I started figuring out a way to build Android applications - I had to buy additional 2GB of RAM to my laptop to make Android Studio to run, and when (after breaking another laptop) I finally found a way to build Android apps in Termux, without Android Studio, it turned out to be a huge productivity booster to me - I could finally do programming in places where I wouldn't be able to use the laptop, and this setup prompted some of the design of GRASP.
I made the first version on/for the phone in the spring of 2020, mainly on the toilet (and it shows: https://www.youtube.com/watch?v=BmZ39IfElzg), and in 2021 I wrote what I thought would be the "final version" - but in both cases, the development eventually stalled.
I have been working on the current code base of GRASP since the beginning of 2022 (I think I wrote the parser in the fall of 2021), but I created a separate repository for it at the beginning of 2023.
It's a bit frustrating that - despite all the effort that I've put into the development - it still isn't a well polished app, but on the other hand, the experiences that I've been having while working on the Advent of Code solutions were rather positive - and although I think there's still a few bugs that I need to fix before I start nagging people to try and use it, to me peronally the experience has been rather satisfying, and I already started thinking about uploading it to F-Droid (which, from what I've read, is a process that will probably take some time)
I will try to write a summary of the development for this month and year (and the plans for the next year) tomorrow, because I need to go to sleep now.
Of all the software in the world, #Emacs has been the greatest source of inspiration for #GRASP
I sometimes try to conclude what exactly Emacs is. As a matter of fact, the accidental interview that I made with Bernard Greenberg earlier this year happened exactly because I was trying to make a youtube video about "the concept of Emacs". I haven't finished the video - and I don't know if I ever will, so I decided to write this post.
The two obvious non-answers about the essence of Emacs are are "text editor" and "opearting system", and the closest conceptual relatives are Smalltalk virtual machines.
Emacs didn't begin with Lisp. It began with TECO, and it was MIT students' attempt at creating a working environment that wouldn't take away any power from its users, but that would instead empower them even more.
The Emacs paper by Richard Stallman refers, among others, to Doug Englebart's NLS/Augment system.
In either case, it seems that Emacs was as much a social movement as it was a text editor.
The early offspring of Emacs were Eine (which wasn't Emacs) and Zwei (which was Eine initially) for Lisp Machines and Multics Emacs (which was an Emacs).
Greenberg told me that he was a very close friend with Daniel Weinreb, and that they were inspiring each other's work. (He also told me he didn't know Richard Stallman very well.)
In either case, Multics Emacs was the first Emacs to use Lisp, and Stallman loved that idea.
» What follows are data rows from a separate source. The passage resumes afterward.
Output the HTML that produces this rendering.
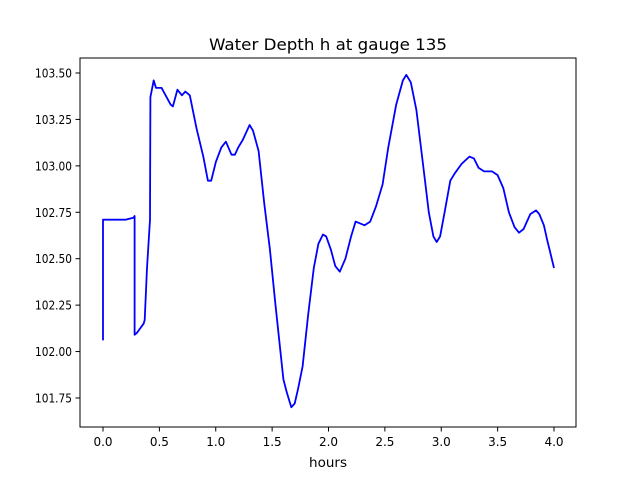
<!DOCTYPE html>
<html><head><meta charset="utf-8"><style>body{margin:0;background:#fff}svg{display:block;font-family:"DejaVu Sans","Liberation Sans",sans-serif}</style></head>
<body>
<svg id="c" width="640" height="480"></svg>
<script>
const hours=[0,0,0.2,0.27,0.28,0.28,0.3,0.36,0.37,0.39,0.417,0.42,0.43,0.45,0.47,0.52,0.6,0.62,0.66,0.7,0.73,0.77,0.83,0.89,0.93,0.96,1.0,1.05,1.09,1.14,1.17,1.2,1.24,1.3,1.33,1.38,1.43,1.48,1.53,1.6,1.63,1.67,1.7,1.73,1.77,1.82,1.87,1.91,1.95,1.98,2.02,2.06,2.1,2.15,2.2,2.24,2.28,2.32,2.37,2.42,2.48,2.53,2.6,2.66,2.69,2.73,2.78,2.84,2.89,2.93,2.96,2.99,3.03,3.08,3.12,3.18,3.25,3.29,3.33,3.38,3.45,3.5,3.55,3.6,3.65,3.69,3.73,3.79,3.84,3.87,3.91,3.94,3.96,4.0];
const depth=[102.06,102.71,102.71,102.72,102.73,102.09,102.10,102.15,102.17,102.45,102.71,103.37,103.40,103.46,103.42,103.42,103.33,103.32,103.41,103.38,103.40,103.38,103.2,103.05,102.92,102.92,103.02,103.10,103.13,103.06,103.06,103.10,103.14,103.22,103.19,103.08,102.8,102.55,102.25,101.85,101.78,101.70,101.72,101.80,101.92,102.2,102.45,102.58,102.63,102.62,102.55,102.46,102.43,102.50,102.62,102.70,102.69,102.68,102.70,102.78,102.90,103.1,103.33,103.46,103.49,103.45,103.3,103.0,102.75,102.62,102.59,102.62,102.75,102.92,102.96,103.01,103.05,103.04,102.99,102.97,102.97,102.95,102.88,102.75,102.67,102.64,102.66,102.74,102.76,102.74,102.68,102.6,102.55,102.45];
const xTicks=[0,0.5,1,1.5,2,2.5,3,3.5,4];
const yTicks=[101.75,102,102.25,102.5,102.75,103,103.25,103.5];
const L=80,R=576,T=58,B=427;
const xs=v=>103+v*112.75;
const ys=v=>73+(103.5-v)*185.7;
const s=document.getElementById('c');const NS='http://www.w3.org/2000/svg';
function mk(t,a,p){const e=document.createElementNS(NS,t);for(const k in a)e.setAttribute(k,a[k]);(p||s).appendChild(e);return e;}
let d='';hours.forEach((h,i)=>{d+=(i?'L':'M')+xs(h).toFixed(1)+','+ys(depth[i]).toFixed(1);});
const ln=mk('path',{d:d,fill:'none',stroke:'#0000ff','stroke-width':1.8,'stroke-linejoin':'round'});

const fr=mk('rect',{x:L,y:T,width:R-L,height:B-T,fill:'none',stroke:'#000','stroke-width':1});

xTicks.forEach(v=>{const x=xs(v);mk('line',{x1:x,x2:x,y1:B,y2:B+4.5,stroke:'#000','stroke-width':1});
const t=mk('text',{x:x,y:B+19,'font-size':12,'text-anchor':'middle'});t.textContent=v.toFixed(1);
});
yTicks.forEach(v=>{const y=ys(v);mk('line',{x1:L-4.5,x2:L,y1:y,y2:y,stroke:'#000','stroke-width':1});
const t=mk('text',{x:L-8,y:y+4.5,'font-size':12,'text-anchor':'end',textLength:37,lengthAdjust:'spacingAndGlyphs'});t.textContent=v.toFixed(2);
});
const xt=mk('text',{x:328,y:467,'font-size':13,'text-anchor':'middle',textLength:38,lengthAdjust:'spacingAndGlyphs'});xt.textContent='hours';

const tt=mk('text',{x:328,y:50,'font-size':16,'text-anchor':'middle',textLength:238,lengthAdjust:'spacingAndGlyphs'});tt.textContent='Water Depth h at gauge 135';

</script>
</body></html>
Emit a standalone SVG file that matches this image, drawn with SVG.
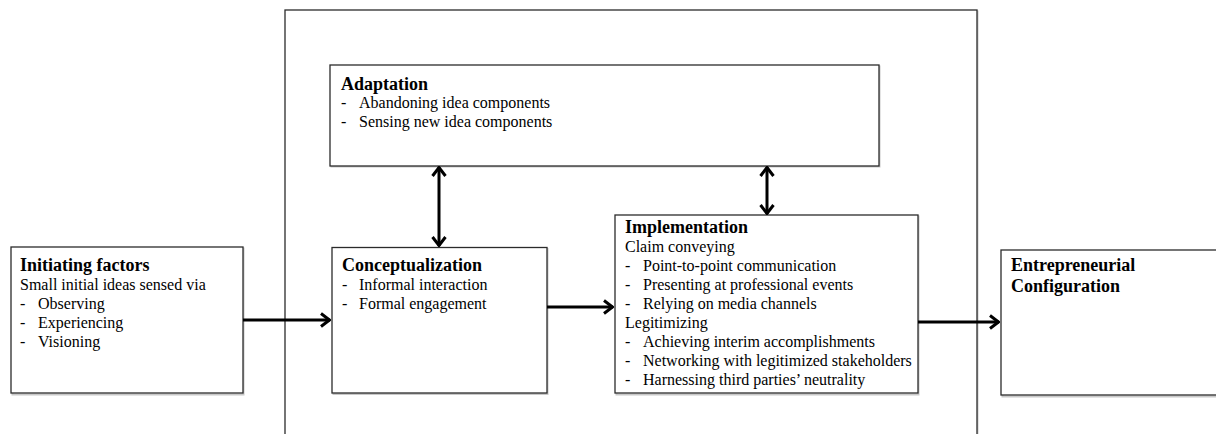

The only Emacs that I had an opportunity to use was (and constantly is) GNU Emacs, which Stallman took from Gosling and modified. Gosling was a former user of Multics Emacs, and once he was confined to UNIX, he missed it so much that he decided to recreate it.
Of course, UNIX already had its editor (developed by Bill Joy) which was called "ex", as an extension to the "ed" editor developed by Ken Thompson. There was a way of running it in "visual mode" in video terminals (as opposed to teleltypes) by using the command "vi". I don't know whether Gosling didn't like it, or loved Emacs so much, but he created a crippled implementation of a Lisp-like language called "MockLisp", to mimic some of the capabilities of Multics Emacs.
(Guy Steele, who originally started the TECO Emacs project, was later serving on a scientific board for Gosling's PhD at CMU)
This is a very twisted story, and it's hard to get a clear-cut idea of what "the essence of Emacs", so...
It operates on s-expressions rather than syntax objects, but it supports a pattern language akin to 'macro-by-example' with some extensions, and it also tracks the derivation, so that the expanded code can be 'impanded' back (this feature isn't implemented in the above code, but I had it running on my laptop, and in my bitbucket repo that atlassian decided to kill)
On various occasions, I think about C++. I devoted a few years of my life developing a 3d engine in C++. I learned the language from Stroustrup's book ("The C++ Programming Language"). I also developed a Qt-like widget framework using boost::signals
Also, many examples from "The Game Programming Gems" were using C++, and even some of the chapters in those series were devoted to some specific language features (such as template metaprogramming)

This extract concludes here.